For each line of the data below that holds "React", copy the line.

◆ **Stored records**

═══

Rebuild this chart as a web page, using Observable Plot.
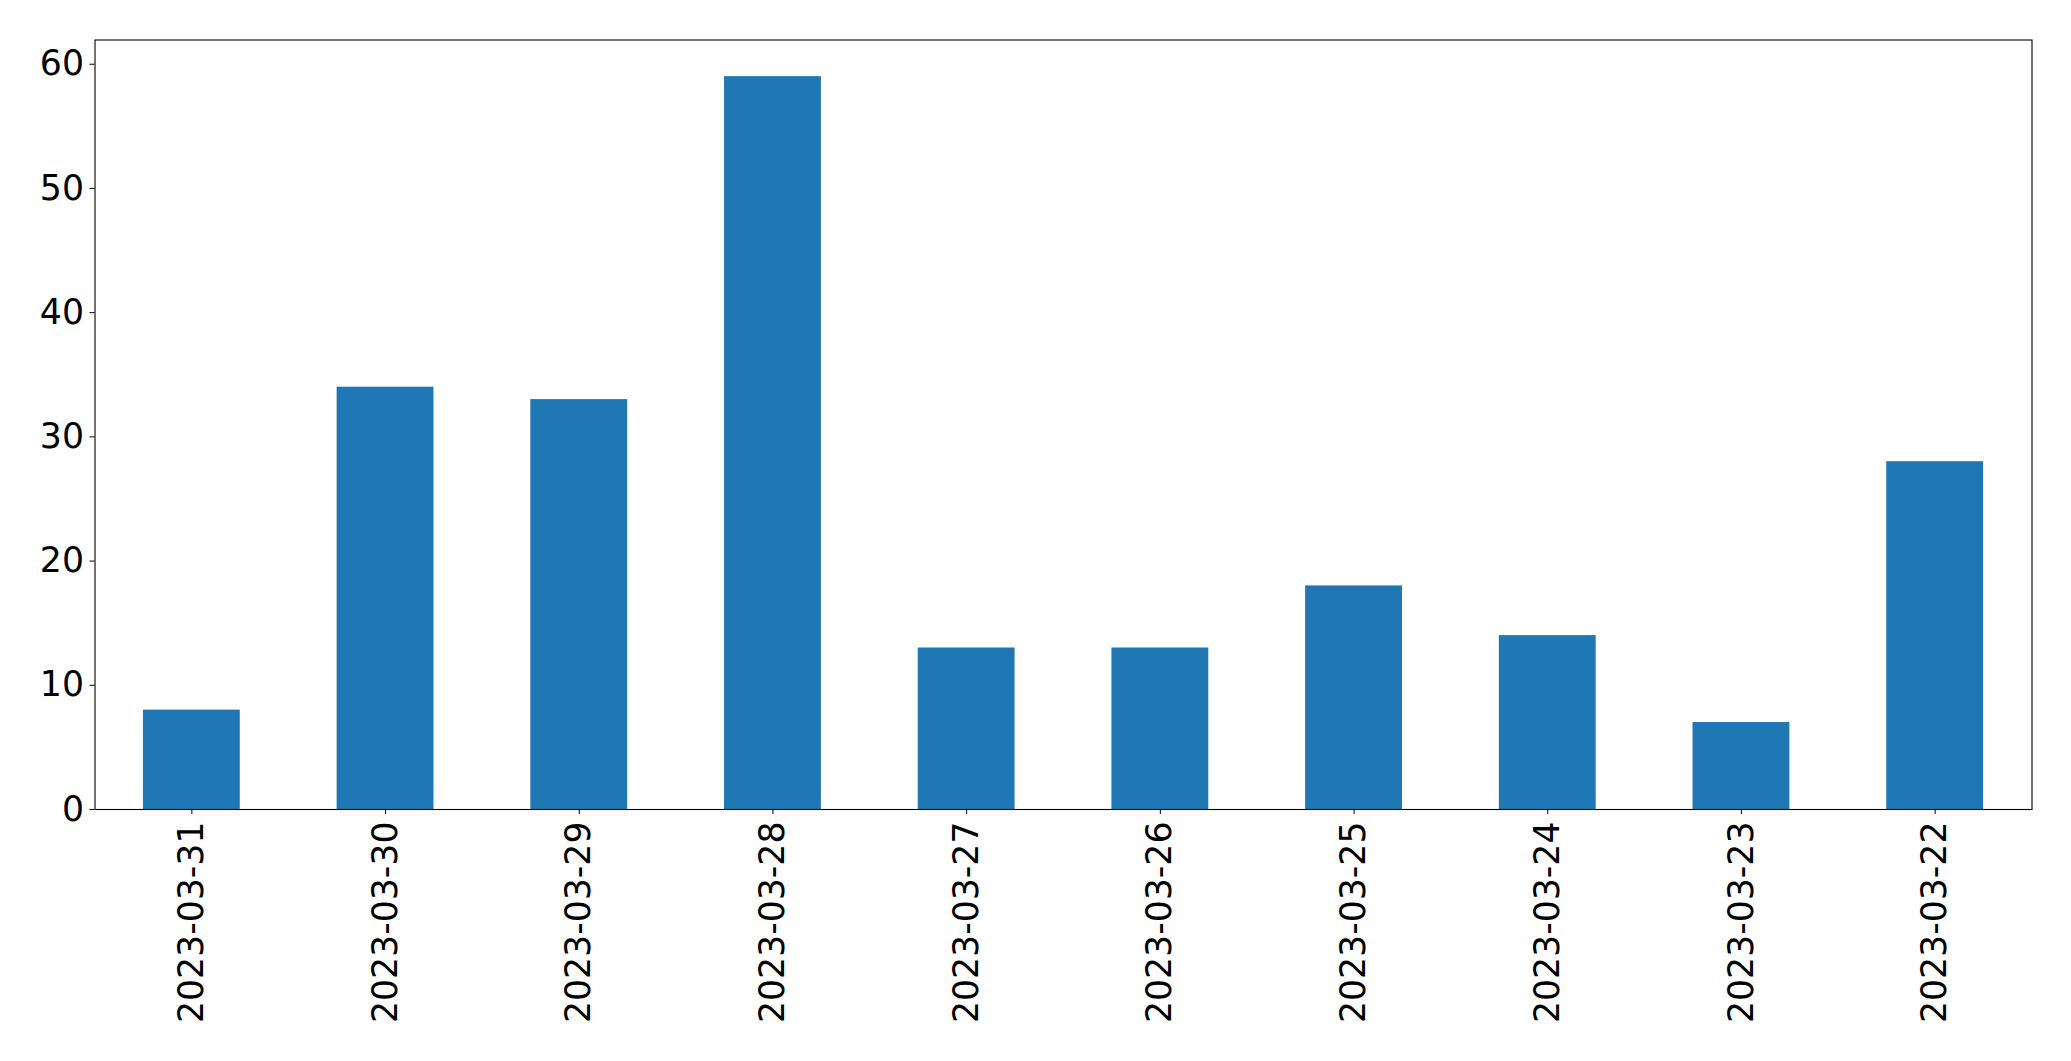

═══

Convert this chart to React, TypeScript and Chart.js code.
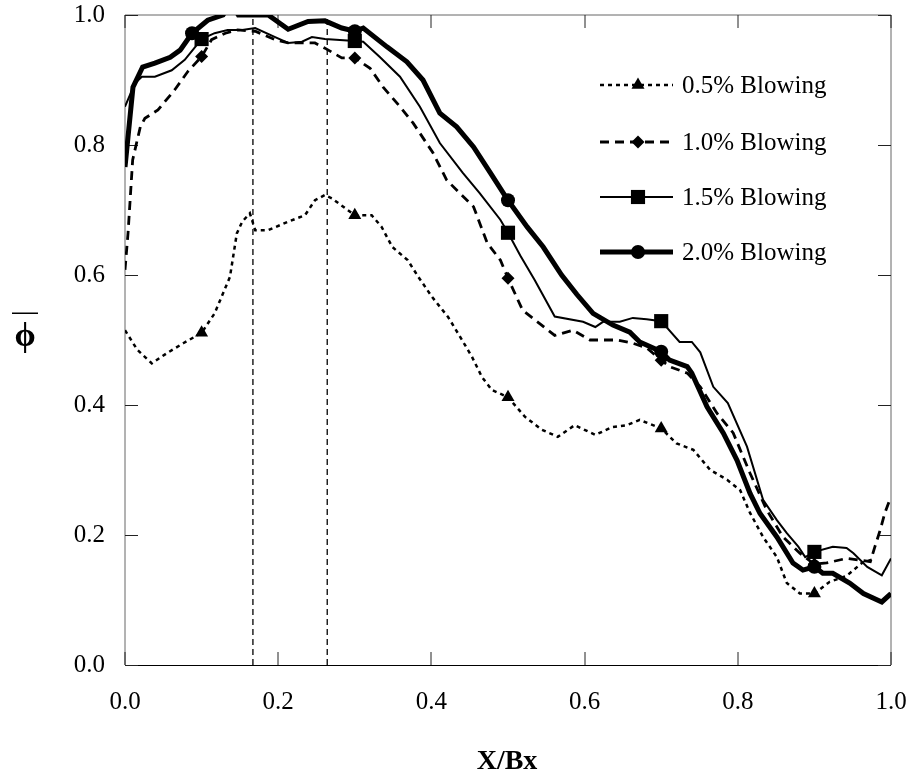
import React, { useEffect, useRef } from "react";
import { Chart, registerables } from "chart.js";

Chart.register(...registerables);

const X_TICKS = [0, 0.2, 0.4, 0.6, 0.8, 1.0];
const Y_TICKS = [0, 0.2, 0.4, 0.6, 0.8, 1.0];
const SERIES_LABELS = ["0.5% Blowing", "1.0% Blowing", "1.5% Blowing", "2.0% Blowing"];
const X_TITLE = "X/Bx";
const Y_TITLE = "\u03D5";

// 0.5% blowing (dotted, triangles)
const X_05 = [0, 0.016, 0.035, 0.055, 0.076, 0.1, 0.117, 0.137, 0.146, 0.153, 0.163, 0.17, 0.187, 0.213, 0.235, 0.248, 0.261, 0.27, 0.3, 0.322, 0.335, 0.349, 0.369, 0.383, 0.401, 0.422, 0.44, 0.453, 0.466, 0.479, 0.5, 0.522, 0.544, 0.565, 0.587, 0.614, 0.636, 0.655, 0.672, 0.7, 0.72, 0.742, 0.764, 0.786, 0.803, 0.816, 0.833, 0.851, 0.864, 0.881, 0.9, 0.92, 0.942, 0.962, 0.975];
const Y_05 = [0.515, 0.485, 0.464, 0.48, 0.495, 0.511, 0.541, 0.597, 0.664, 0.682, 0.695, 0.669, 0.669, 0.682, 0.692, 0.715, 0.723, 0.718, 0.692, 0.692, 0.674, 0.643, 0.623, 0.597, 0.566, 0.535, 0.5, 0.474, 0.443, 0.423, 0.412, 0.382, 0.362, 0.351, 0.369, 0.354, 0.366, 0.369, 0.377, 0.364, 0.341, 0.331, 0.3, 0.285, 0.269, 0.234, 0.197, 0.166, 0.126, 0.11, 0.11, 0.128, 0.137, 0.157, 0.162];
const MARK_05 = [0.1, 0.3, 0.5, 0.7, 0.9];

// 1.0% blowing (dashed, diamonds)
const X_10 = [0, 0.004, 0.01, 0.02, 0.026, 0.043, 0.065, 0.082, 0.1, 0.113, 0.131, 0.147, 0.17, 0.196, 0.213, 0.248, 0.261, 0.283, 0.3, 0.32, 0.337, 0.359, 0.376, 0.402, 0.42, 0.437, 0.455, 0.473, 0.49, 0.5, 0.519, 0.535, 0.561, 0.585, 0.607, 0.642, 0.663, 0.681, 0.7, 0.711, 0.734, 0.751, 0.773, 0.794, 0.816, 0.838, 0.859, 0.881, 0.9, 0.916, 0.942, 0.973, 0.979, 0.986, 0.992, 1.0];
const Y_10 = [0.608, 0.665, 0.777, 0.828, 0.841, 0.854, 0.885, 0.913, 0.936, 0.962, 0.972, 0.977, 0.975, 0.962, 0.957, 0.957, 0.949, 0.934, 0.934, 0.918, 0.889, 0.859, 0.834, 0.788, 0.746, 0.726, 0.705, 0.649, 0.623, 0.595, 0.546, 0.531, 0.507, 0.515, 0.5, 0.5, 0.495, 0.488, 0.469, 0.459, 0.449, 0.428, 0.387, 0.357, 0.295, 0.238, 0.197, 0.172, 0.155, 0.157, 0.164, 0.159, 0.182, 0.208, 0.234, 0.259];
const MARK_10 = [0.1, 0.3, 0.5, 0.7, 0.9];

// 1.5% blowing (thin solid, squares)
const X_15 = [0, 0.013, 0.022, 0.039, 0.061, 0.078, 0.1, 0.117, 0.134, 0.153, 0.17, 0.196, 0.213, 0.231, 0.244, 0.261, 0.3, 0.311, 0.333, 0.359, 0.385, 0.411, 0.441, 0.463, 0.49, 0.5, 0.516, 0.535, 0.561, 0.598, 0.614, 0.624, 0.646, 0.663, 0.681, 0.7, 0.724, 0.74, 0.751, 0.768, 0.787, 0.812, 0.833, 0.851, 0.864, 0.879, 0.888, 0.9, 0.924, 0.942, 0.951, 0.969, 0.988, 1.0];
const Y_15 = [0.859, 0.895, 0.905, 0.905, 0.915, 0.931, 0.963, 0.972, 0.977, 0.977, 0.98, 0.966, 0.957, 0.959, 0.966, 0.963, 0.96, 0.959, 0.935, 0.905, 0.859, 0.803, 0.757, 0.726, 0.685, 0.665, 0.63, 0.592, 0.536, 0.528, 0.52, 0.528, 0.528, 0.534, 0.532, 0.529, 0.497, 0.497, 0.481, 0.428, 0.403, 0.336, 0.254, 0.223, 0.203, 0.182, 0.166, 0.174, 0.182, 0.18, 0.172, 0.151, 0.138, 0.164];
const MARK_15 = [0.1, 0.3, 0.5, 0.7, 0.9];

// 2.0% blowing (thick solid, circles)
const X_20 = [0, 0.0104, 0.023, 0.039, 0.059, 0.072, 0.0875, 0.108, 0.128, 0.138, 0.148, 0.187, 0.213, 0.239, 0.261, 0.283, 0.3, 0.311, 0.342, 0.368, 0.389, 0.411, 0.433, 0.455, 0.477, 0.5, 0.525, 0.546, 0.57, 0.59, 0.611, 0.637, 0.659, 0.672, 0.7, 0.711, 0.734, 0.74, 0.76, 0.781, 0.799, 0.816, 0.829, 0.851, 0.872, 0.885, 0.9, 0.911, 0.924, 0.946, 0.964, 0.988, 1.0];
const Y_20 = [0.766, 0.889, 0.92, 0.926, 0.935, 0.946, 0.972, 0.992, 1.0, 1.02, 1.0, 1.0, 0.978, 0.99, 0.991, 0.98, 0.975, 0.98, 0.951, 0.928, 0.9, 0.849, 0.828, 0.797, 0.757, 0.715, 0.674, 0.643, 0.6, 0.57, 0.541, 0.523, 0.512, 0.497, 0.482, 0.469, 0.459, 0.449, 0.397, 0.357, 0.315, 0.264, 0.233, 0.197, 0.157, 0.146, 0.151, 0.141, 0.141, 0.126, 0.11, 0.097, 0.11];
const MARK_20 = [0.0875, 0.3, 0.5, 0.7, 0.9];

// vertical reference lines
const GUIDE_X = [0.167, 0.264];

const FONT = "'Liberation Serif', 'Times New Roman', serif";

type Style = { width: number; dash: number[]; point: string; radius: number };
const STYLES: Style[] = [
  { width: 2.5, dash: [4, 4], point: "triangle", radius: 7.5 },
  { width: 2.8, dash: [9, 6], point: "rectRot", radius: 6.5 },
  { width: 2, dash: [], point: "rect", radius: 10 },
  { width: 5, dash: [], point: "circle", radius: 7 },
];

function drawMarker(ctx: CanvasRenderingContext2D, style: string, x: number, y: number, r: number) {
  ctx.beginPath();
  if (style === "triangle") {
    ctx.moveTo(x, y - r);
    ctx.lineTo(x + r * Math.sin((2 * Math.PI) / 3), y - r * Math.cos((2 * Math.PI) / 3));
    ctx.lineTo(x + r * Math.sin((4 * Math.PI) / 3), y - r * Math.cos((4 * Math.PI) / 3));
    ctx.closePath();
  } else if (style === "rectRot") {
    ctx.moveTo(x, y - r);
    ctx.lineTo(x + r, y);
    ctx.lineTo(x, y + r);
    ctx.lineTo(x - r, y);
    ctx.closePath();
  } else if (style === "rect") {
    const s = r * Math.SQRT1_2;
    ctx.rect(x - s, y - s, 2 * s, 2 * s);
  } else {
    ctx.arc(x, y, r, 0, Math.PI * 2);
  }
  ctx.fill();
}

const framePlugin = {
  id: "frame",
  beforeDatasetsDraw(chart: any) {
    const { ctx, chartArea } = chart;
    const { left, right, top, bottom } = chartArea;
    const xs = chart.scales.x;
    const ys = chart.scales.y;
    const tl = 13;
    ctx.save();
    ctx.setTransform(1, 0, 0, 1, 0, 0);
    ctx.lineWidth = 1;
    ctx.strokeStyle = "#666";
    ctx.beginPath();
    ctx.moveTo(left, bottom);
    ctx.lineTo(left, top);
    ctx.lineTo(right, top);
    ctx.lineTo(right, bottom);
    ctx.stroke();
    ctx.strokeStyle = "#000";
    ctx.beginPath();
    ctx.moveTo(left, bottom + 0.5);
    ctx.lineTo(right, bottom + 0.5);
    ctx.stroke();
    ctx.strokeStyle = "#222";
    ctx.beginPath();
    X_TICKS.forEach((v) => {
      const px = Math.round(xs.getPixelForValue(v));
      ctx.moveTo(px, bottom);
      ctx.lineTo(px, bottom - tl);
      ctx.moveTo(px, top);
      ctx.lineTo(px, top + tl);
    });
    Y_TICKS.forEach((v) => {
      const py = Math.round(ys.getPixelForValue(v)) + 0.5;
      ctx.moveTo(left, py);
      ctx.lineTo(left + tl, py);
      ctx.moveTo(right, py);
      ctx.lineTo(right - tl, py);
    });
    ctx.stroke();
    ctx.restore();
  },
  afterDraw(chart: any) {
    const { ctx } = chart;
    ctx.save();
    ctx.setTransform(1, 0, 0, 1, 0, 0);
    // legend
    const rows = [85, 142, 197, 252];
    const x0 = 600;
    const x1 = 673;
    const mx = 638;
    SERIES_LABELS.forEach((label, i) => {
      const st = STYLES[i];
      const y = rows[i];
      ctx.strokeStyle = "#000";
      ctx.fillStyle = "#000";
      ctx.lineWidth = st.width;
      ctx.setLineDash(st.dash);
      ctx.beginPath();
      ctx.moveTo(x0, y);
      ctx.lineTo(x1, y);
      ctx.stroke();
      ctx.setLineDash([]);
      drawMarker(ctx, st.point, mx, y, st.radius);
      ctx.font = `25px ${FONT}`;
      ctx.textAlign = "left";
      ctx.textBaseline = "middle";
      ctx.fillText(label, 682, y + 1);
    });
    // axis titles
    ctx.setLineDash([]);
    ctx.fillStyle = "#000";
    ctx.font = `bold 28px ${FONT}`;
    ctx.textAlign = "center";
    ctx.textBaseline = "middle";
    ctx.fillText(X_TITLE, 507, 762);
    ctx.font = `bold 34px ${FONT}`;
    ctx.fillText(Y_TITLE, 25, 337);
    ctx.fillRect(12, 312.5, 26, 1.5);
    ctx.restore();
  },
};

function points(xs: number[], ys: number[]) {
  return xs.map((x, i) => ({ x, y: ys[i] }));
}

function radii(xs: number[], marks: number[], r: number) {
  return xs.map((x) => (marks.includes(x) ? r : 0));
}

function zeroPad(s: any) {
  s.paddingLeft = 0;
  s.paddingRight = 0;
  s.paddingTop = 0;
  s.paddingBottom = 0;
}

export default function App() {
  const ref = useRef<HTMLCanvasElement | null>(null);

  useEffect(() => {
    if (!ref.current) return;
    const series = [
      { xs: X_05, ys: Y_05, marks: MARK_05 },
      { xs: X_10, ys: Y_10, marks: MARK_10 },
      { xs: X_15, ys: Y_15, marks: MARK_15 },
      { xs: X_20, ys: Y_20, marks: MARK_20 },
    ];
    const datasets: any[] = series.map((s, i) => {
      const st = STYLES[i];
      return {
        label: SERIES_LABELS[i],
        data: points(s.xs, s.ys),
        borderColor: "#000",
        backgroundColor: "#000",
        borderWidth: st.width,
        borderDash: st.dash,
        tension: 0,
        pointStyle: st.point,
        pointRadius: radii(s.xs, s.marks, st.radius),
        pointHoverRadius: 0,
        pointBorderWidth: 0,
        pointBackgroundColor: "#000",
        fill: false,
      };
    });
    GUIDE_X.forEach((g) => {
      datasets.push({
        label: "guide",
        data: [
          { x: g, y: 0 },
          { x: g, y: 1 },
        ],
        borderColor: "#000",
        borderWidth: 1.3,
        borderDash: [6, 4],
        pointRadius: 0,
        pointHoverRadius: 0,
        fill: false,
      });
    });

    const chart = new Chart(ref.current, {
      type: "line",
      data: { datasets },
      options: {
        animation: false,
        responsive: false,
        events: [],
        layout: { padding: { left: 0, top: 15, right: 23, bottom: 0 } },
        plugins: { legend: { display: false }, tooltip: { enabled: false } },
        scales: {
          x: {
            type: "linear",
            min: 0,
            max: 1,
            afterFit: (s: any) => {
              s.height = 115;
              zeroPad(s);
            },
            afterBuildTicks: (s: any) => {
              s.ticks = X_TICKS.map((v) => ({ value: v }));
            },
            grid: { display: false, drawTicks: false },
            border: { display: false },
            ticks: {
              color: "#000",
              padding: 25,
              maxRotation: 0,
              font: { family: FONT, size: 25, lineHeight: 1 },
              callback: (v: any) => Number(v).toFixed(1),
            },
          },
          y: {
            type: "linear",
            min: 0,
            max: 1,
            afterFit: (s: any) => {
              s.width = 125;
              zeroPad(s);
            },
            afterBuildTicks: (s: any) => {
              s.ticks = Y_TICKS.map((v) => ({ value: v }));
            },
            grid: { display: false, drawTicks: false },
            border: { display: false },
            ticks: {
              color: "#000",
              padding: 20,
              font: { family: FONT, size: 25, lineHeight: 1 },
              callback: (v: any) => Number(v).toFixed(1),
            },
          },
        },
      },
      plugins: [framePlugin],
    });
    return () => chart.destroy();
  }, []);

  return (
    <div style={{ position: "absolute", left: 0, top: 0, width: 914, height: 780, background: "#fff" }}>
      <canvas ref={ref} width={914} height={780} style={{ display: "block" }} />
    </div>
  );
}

═══

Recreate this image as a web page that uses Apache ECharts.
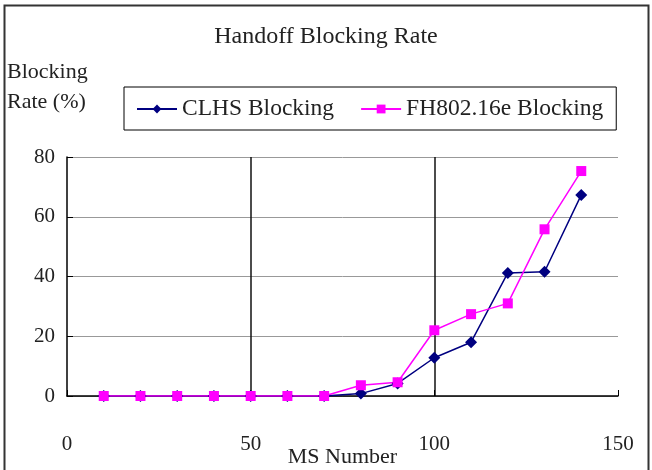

═══

◆ **Complete answer**
Convert this chart to React, TypeScript and Chart.js code.
import React, { useEffect, useRef } from "react";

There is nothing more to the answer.